4. Your GOING TO DIE ALONE: One thing, I always remember about John Sonmez, is the idea that you are always going to die alone. He was correct, no one can be with you in the end. You have no company in your mind, no matter how many hugs, kisses or love or even loyalty none of that really matters. You are ALONE with your thoughts and you are directly responsible for what becomes of yourself and where you go. My life outcomes, is directly proportionate to the amount of excuses I make, responsibility take, and management of ADHD is what determines my life. Take it to heart, that you are on this journey alone, you and YOU alone will determine what you get out of this ONE fucking chance, this one moment is all that matters. No one can accompany on your own journey, No one can be their when you take your final breath. Your are totally and absolutely alone in your mind and you are your own company. Only you can love yourself like, yourself No one else can do it. When I realized this , I knew that it was exactly up to me and my own fucking effort to push myself to my limits before I die. When you Die, ask yourself do you want to live a life of obligation dependent upon the expectations of others, or do you want to live your LIFE based on WHAT you want to DO, not what people tell you what you ought to DO.
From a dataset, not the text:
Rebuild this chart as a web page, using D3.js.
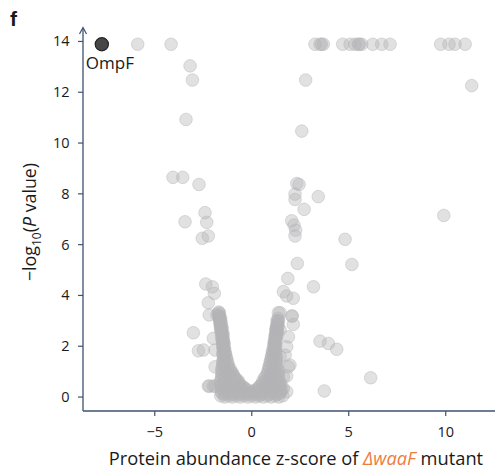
<!DOCTYPE html>
<html lang="en">
<head>
<meta charset="UTF-8">
<style>
  body { margin: 0; background: #fff; }
  text { font-family: "Open Sans", "Noto Sans", sans-serif; fill: #1a1a1a; }
</style>
</head>
<body>
<div id="chart"></div>
<script src="https://cdn.jsdelivr.net/npm/d3@7"></script>
<script>

// highlighted protein
var highlight = { name: "OmpF", x: -7.73, y: 13.89 };

// scattered proteins [z-score, -log10 P]
var scattered = [
  [-5.88, 13.89], [-4.16, 13.89], [3.26, 13.89], [3.52, 13.89], [3.69, 13.89], [3.6, 13.89],
  [4.69, 13.89], [5.07, 13.89], [5.32, 13.89], [5.5, 13.89], [5.55, 13.89], [5.67, 13.89],
  [6.24, 13.89], [6.70, 13.89], [7.13, 13.89], [9.74, 13.89], [10.17, 13.89], [10.48, 13.89], [11.0, 13.89],
  [-3.18, 13.04], [-3.06, 12.48], [-3.39, 10.93], [-4.06, 8.65], [-3.56, 8.65], [-2.72, 8.37],
  [2.78, 12.48], [11.34, 12.26], [2.58, 10.47], [2.32, 8.41], [2.44, 8.37], [3.43, 7.89],
  [-2.41, 7.26], [-3.44, 6.90], [-2.32, 6.88], [-2.24, 6.34], [-2.55, 6.25],
  [2.23, 7.99], [2.23, 7.78], [2.70, 7.39], [2.06, 6.94], [2.18, 6.77], [2.26, 6.57], [2.23, 6.34],
  [4.81, 6.21], [2.35, 5.26], [5.16, 5.22], [9.9, 7.15],
  [-2.37, 4.45], [-2.03, 4.34], [-1.93, 4.08], [-2.24, 3.71], [-2.19, 3.23], [-1.80, 3.23],
  [1.86, 4.67], [3.18, 4.34], [1.63, 4.15], [1.80, 3.98], [2.14, 3.89], [1.46, 3.32], [2.09, 3.19],
  [-3.01, 2.53], [-2.75, 1.82], [-2.49, 1.85], [-1.89, 1.85], [-1.98, 2.31], [-1.89, 1.19],
  [-2.19, 0.43], [-1.98, 0.43], [-2.24, 0.43], [-1.89, 0.43],
  [3.52, 2.20], [3.95, 2.11], [4.38, 1.88], [6.13, 0.76], [3.74, 0.24],
  [1.37, 3.32], [2.06, 3.19], [2.14, 2.86], [1.29, 2.64], [1.29, 2.57], [1.46, 2.64], [1.89, 2.37],
  [1.80, 1.98], [1.46, 1.59], [1.72, 1.65], [1.97, 1.26], [1.89, 1.19], [1.80, 0.83], [1.63, 0.80],
  [1.63, 0.34], [1.80, 0.21]
];

// dense centre of the volcano, left arm [z-score, -log10 P]
var coreLeft = [
  [-1.70, 3.35], [-1.68, 3.2], [-1.66, 3.05], [-1.62, 3.05], [-1.64, 2.9], [-1.62, 2.75], [-1.56, 2.75],
  [-1.60, 2.6], [-1.55, 2.45], [-1.50, 2.45], [-1.55, 2.3], [-1.50, 2.15], [-1.45, 2.15], [-1.50, 2.0],
  [-1.45, 1.85], [-1.40, 1.85], [-1.50, 1.7], [-1.35, 1.7], [-1.45, 1.55], [-1.30, 1.55],
  [-1.50, 1.4], [-1.25, 1.4], [-1.50, 1.25], [-1.20, 1.25], [-1.55, 1.1], [-1.10, 1.1],
  [-1.55, 0.95], [-1.30, 0.95], [-1.00, 0.95], [-1.55, 0.8], [-1.25, 0.8], [-0.92, 0.8],
  [-1.60, 0.65], [-1.30, 0.65], [-0.85, 0.65], [-0.70, 0.65],
  [-1.60, 0.5], [-1.25, 0.5], [-0.90, 0.5], [-0.60, 0.5],
  [-1.55, 0.35], [-1.20, 0.35], [-0.85, 0.35], [-0.55, 0.35], [-0.35, 0.35],
  [-1.72, 3.3], [-1.66, 3.3], [-1.70, 3.2], [-1.66, 3.1], [-1.60, 3.1], [-1.64, 3.0],
  [-1.62, 2.9], [-1.56, 2.9], [-1.60, 2.8], [-1.58, 2.7], [-1.52, 2.7], [-1.56, 2.6],
  [-1.54, 2.5], [-1.48, 2.5], [-1.52, 2.4], [-1.50, 2.3], [-1.46, 2.3], [-1.50, 2.2],
  [-1.48, 2.1], [-1.42, 2.1], [-1.46, 2.0], [-1.48, 1.9], [-1.40, 1.9], [-1.45, 1.8],
  [-1.46, 1.7], [-1.36, 1.7], [-1.42, 1.6], [-1.46, 1.5], [-1.32, 1.5], [-1.40, 1.4],
  [-1.48, 1.3], [-1.26, 1.3], [-1.38, 1.2], [-1.50, 1.1], [-1.18, 1.1], [-1.32, 1.0], [-1.08, 1.0],
  [-1.52, 0.9], [-1.20, 0.9], [-0.98, 0.9], [-1.40, 0.8], [-0.90, 0.8],
  [-1.55, 0.7], [-1.15, 0.7], [-0.82, 0.7], [-1.35, 0.6], [-0.95, 0.6], [-0.72, 0.6],
  [-1.55, 0.5], [-1.15, 0.5], [-0.80, 0.5], [-0.62, 0.5],
  [-1.35, 0.4], [-1.00, 0.4], [-0.65, 0.4], [-0.45, 0.4],
  [-1.55, 0.3], [-1.20, 0.3], [-0.85, 0.3], [-0.50, 0.3], [-0.30, 0.3]
];

// dense centre of the volcano, right arm
var coreRight = [
  [1.35, 3.0], [1.33, 2.85], [1.30, 2.7], [1.25, 2.7], [1.28, 2.55], [1.25, 2.4], [1.20, 2.4],
  [1.22, 2.25], [1.20, 2.1], [1.15, 2.1], [1.20, 1.95], [1.10, 1.8], [1.20, 1.8],
  [1.05, 1.65], [1.20, 1.65], [1.00, 1.5], [1.25, 1.5], [0.95, 1.35], [1.25, 1.35],
  [0.90, 1.2], [1.25, 1.2], [0.85, 1.05], [1.15, 1.05], [1.35, 1.05],
  [0.80, 0.9], [1.10, 0.9], [1.35, 0.9], [0.65, 0.75], [0.95, 0.75], [1.30, 0.75],
  [0.55, 0.6], [0.85, 0.6], [1.20, 0.6], [1.45, 0.6], [0.45, 0.45], [0.75, 0.45], [1.10, 0.45], [1.45, 0.45],
  [0.25, 0.3], [0.50, 0.3], [0.80, 0.3], [1.10, 0.3], [1.45, 0.3],
  [1.36, 3.1], [1.30, 3.0], [1.38, 3.0], [1.32, 2.9], [1.28, 2.8], [1.36, 2.8], [1.28, 2.7],
  [1.24, 2.6], [1.32, 2.6], [1.24, 2.5], [1.22, 2.4], [1.30, 2.4], [1.20, 2.3],
  [1.16, 2.2], [1.26, 2.2], [1.18, 2.1], [1.12, 2.0], [1.24, 2.0], [1.14, 1.9],
  [1.06, 1.8], [1.24, 1.8], [1.12, 1.7], [1.02, 1.6], [1.26, 1.6], [1.12, 1.5],
  [0.96, 1.4], [1.26, 1.4], [1.08, 1.3], [0.90, 1.2], [1.30, 1.2], [1.05, 1.1],
  [0.84, 1.0], [1.20, 1.0], [1.40, 1.0], [0.98, 0.9], [0.72, 0.8], [1.05, 0.8], [1.38, 0.8],
  [0.85, 0.7], [1.20, 0.7], [0.65, 0.6], [1.00, 0.6], [1.35, 0.6],
  [0.55, 0.5], [0.90, 0.5], [1.25, 0.5], [1.50, 0.5], [0.38, 0.4], [0.70, 0.4], [1.05, 0.4], [1.40, 0.4],
  [0.30, 0.3], [0.62, 0.3], [0.95, 0.3], [1.30, 0.3], [1.55, 0.3]
];

// dense centre of the volcano, bottom band
var coreBase = [
  [-1.55, 0.2], [-1.20, 0.2], [-0.85, 0.2], [-0.55, 0.2], [-0.25, 0.2], [0.0, 0.2],
  [0.30, 0.2], [0.60, 0.2], [0.90, 0.2], [1.20, 0.2], [1.50, 0.2],
  [-1.4, 0.25], [-1.1, 0.25], [-0.8, 0.25], [-0.5, 0.25], [-0.2, 0.25], [0.1, 0.25],
  [0.4, 0.25], [0.7, 0.25], [1.0, 0.25], [1.3, 0.25],
  [-1.55, 0.15], [-1.25, 0.15], [-0.95, 0.15], [-0.65, 0.15], [-0.35, 0.15], [-0.05, 0.15],
  [0.25, 0.15], [0.55, 0.15], [0.85, 0.15], [1.15, 0.15], [1.45, 0.15],
  [-1.4, 0.1], [-1.0, 0.1], [-0.6, 0.1], [-0.2, 0.1], [0.2, 0.1], [0.50, 0.1], [0.90, 0.1], [1.30, 0.1],
  [-1.6, 0.05], [-1.2, 0.05], [-0.8, 0.05], [-0.4, 0.05], [0.0, 0.05], [0.4, 0.05], [0.8, 0.05], [1.2, 0.05], [1.6, 0.05],
  [-1.4, 0.0], [-1.0, 0.0], [-0.6, 0.0], [-0.2, 0.0], [0.2, 0.0], [0.6, 0.0], [1.0, 0.0], [1.4, 0.0]
];

var xTicks = [-5, 0, 5, 10];
var yTicks = [0, 2, 4, 6, 8, 10, 12, 14];

var width = 495, height = 471;
var axisColor = "#3e5270";

var svg = d3.select("#chart").append("svg")
    .attr("width", width)
    .attr("height", height);

var x = d3.scaleLinear().domain([-8.7, 12.54]).range([83, 495]);
var y = d3.scaleLinear().domain([-0.55, 14.53]).range([411, 28]);

// panel letter
svg.append("text")
    .attr("x", 10).attr("y", 26)
    .style("font-weight", "bold")
    .style("font-size", "21px")
    .style("font-family", "Liberation Sans, Arial, sans-serif")
    .text("f");

// points
var pts = svg.append("g");
pts.selectAll(".dot")
    .data(scattered.concat(coreLeft, coreRight, coreBase))
    .enter().append("circle")
    .attr("cx", function (d) { return x(d[0]); })
    .attr("cy", function (d) { return y(d[1]); })
    .attr("r", 6.3)
    .style("fill", "#b3b3b7")
    .style("fill-opacity", 0.4)
    .style("stroke", "#b3b3b7")
    .style("stroke-opacity", 0.45)
    .style("stroke-width", 1);

svg.append("circle")
    .attr("cx", x(highlight.x))
    .attr("cy", y(highlight.y))
    .attr("r", 6.6)
    .style("fill", "#464646")
    .style("stroke", "#222")
    .style("stroke-width", 1.2);

svg.append("text")
    .attr("x", x(highlight.x) - 16)
    .attr("y", y(highlight.y) + 25)
    .style("font-size", "17px")
    .text(highlight.name);

// y axis
var yAxis = svg.append("g");
yAxis.append("line")
    .attr("x1", 83).attr("x2", 83)
    .attr("y1", 411).attr("y2", 28)
    .style("stroke", axisColor).style("stroke-width", 1.3);
yAxis.append("path")
    .attr("d", "M79.5,34 L83,27.5 L86.5,34")
    .style("fill", "none").style("stroke", axisColor).style("stroke-width", 1.2);
yAxis.selectAll(".ytick")
    .data(yTicks).enter().append("line")
    .attr("x1", 78).attr("x2", 83)
    .attr("y1", function (d) { return y(d); })
    .attr("y2", function (d) { return y(d); })
    .style("stroke", axisColor).style("stroke-width", 1.2);
yAxis.selectAll(".ylab")
    .data(yTicks).enter().append("text")
    .attr("x", 69.5)
    .attr("y", function (d) { return y(d) + 5; })
    .style("text-anchor", "end")
    .style("font-size", "14.5px")
    .text(function (d) { return d; });

// x axis
var xAxis = svg.append("g");
xAxis.append("line")
    .attr("x1", 83).attr("x2", 495)
    .attr("y1", 411).attr("y2", 411)
    .style("stroke", axisColor).style("stroke-width", 1.3);
xAxis.selectAll(".xtick")
    .data(xTicks).enter().append("line")
    .attr("x1", function (d) { return x(d); })
    .attr("x2", function (d) { return x(d); })
    .attr("y1", 411).attr("y2", 416)
    .style("stroke", axisColor).style("stroke-width", 1.2);
xAxis.selectAll(".xlab")
    .data(xTicks).enter().append("text")
    .attr("x", function (d) { return x(d); })
    .attr("y", 437)
    .style("text-anchor", "middle")
    .style("font-size", "14.5px")
    .text(function (d) { return d < 0 ? "\u2212" + Math.abs(d) : d; });

// axis titles
var xt = svg.append("text")
    .attr("x", 296).attr("y", 465)
    .style("text-anchor", "middle")
    .style("font-size", "18.3px");
xt.append("tspan").text("Protein abundance z-score of ");
xt.append("tspan").style("fill", "#ef7b3e").style("font-style", "italic").text("\u0394waaF");
xt.append("tspan").text(" mutant");

var yt = svg.append("text")
    .attr("transform", "translate(36,222) rotate(-90)")
    .style("text-anchor", "middle")
    .style("font-size", "17.8px");
yt.append("tspan").text("\u2212log");
yt.append("tspan").attr("dy", 5).style("font-size", "12px").text("10");
yt.append("tspan").attr("dy", -5).text("(");
yt.append("tspan").style("font-style", "italic").text("P");
yt.append("tspan").text(" value)");

</script>
</body>
</html>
5. Only YOU CAN DO YOU: The greatest annoyance I get, is when people try to obligate us to the expectation of others and in these moments, we lose the capacity to be FREE of worry, want and desire. This is why I HATE love, love is a delusional fantasy that makes you DEPENDENT on another person and makes you a slave to feelings rather than doing whats best for yourself. I hear people constantly bitching and moaning about being selfish, but that's exactly your Problem, you aren't selfish enough, you aren't watching out for what you WANT. You keep going with the herd, you keep doing what your told, You keep rolling over to the social rules of others, You keep conforming and your not willing to do what YOU WANT TO DO. Guess what guys, their are no fucking rules, in this game of life. Their is no rule that says you have to go to college, no rule that says you have to have kids, no rule that says you have to work for 40 years and then die, No god Damn rule, that tells you what you OUGHT TO DO. You are here only by CHANCE a SLIM luck of fate at a SINGLE moment in time and you can DO whatever you want to do. When we all die, we will not be remembered, we will never exist ever again in the history of the universe. We will cease to exist FOREVER. To many fucking people are so WASTEFUL with thier lives. You will cease forever. Even if you exist on the slim chance, that their is a god, which is their isn't then you better realize, that this is the AFTERLIFE right now. Do what you want to Do, take risks and Fail HARD, you have nothing to lose except death itself.

6. Revel alone and Live Everyday For Death: Too many people, are wasteful with their lives, they are waiting for a crutch, a problem, an answer or something to change their lives but I am here to tell YOU, you don't have TIME to wait, You ARE DYING DAILY, marcus Aurelius, tells us we need to prepare daily for the inevitable reaper to come. REVEL in BEING ALONE but do not despair, despair not in death, despair in living a life of meaninglessness, despair in not having TRYED, despair in not having touched the lives of others. Fight the Great fight and stop crying over being alone, I've alone ALL my life and I REVEL in it. I feel it and I let it encompass me because I am being Who I want TO BECOME, Who I say I am, is what I say I fucking am. I don't need anyone to define me or anything, all that matters is what I DO and I craft myself to my efforts no expectation.

So what are you waiting for? It's time to put on the big boy boots and time to start manning up and taking life by the HORNS, This is your ONE and ONLY chance. Don't waste it or life might fly right past you.